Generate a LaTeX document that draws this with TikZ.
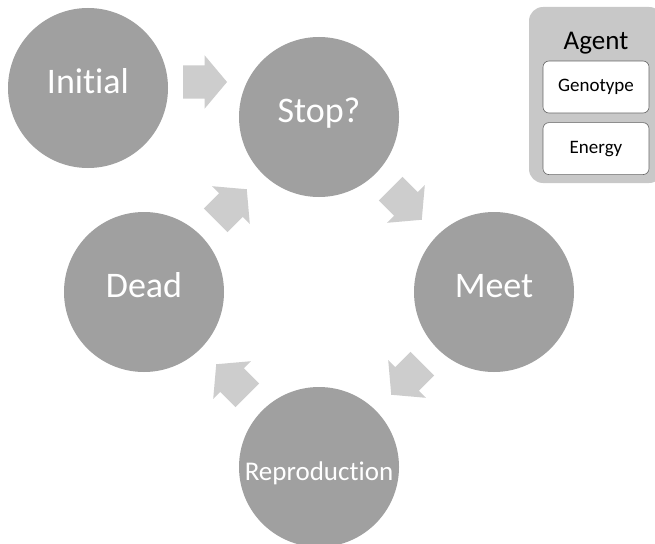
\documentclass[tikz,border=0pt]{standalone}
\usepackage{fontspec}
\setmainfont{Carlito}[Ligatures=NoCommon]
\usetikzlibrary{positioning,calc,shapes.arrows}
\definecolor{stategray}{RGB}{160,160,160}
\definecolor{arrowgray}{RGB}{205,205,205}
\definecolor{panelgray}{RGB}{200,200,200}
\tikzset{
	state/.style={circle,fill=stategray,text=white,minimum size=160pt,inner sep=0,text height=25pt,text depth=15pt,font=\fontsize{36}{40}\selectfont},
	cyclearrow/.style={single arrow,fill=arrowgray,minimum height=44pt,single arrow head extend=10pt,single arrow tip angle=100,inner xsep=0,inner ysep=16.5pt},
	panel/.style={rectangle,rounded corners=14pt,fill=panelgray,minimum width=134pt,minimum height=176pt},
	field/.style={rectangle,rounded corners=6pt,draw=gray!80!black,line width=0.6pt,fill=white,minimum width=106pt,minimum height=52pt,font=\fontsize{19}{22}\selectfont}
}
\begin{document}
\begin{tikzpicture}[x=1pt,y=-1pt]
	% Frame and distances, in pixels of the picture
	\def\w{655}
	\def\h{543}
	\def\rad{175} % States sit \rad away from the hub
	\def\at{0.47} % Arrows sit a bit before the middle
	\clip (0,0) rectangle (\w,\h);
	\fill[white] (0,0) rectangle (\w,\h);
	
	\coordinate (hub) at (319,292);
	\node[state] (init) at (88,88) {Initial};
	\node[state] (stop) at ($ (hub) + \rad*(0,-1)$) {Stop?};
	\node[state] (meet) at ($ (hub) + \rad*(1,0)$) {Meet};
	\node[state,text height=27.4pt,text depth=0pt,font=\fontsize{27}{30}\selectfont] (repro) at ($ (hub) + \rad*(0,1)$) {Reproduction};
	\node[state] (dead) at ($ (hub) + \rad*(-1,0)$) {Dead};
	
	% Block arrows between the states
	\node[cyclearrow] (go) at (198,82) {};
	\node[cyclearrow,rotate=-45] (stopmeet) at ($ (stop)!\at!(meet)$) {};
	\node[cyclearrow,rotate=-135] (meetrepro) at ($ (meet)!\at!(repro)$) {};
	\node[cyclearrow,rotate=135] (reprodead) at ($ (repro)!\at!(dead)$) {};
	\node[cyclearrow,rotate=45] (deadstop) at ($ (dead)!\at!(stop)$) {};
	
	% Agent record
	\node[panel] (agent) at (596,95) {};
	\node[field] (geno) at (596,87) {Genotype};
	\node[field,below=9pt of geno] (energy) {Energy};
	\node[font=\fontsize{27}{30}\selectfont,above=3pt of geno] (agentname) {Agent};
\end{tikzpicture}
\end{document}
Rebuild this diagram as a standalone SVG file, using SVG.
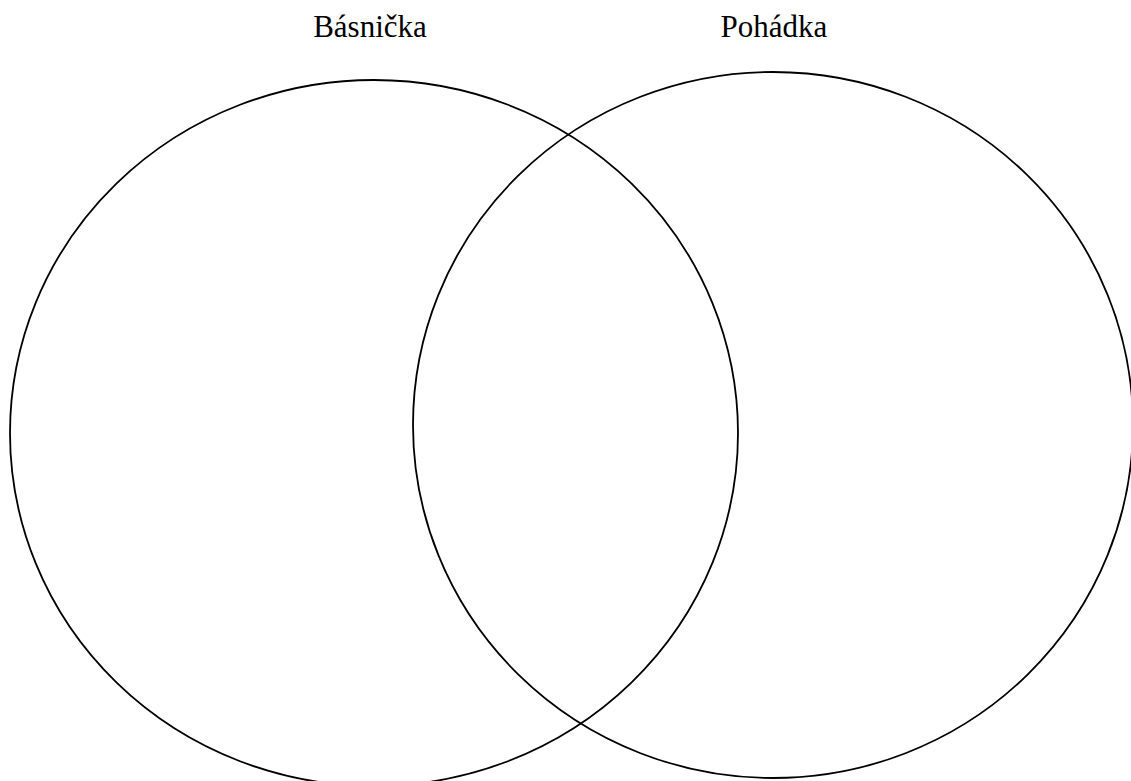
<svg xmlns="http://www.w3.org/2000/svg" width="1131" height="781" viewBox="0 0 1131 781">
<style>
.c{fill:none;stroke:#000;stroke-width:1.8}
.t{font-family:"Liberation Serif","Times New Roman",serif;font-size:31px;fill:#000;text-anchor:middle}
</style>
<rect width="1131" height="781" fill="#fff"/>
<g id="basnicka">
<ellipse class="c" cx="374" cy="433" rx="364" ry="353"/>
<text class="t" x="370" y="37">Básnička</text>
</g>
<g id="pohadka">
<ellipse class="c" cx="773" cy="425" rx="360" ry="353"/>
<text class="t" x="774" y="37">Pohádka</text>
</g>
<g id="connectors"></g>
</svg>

[TASK] Show all lines above holding "this".

[FULL SOLUTION]
Generate a LaTeX document that draws this with TikZ.
Rebuild this diagram as a standalone SVG file, using SVG.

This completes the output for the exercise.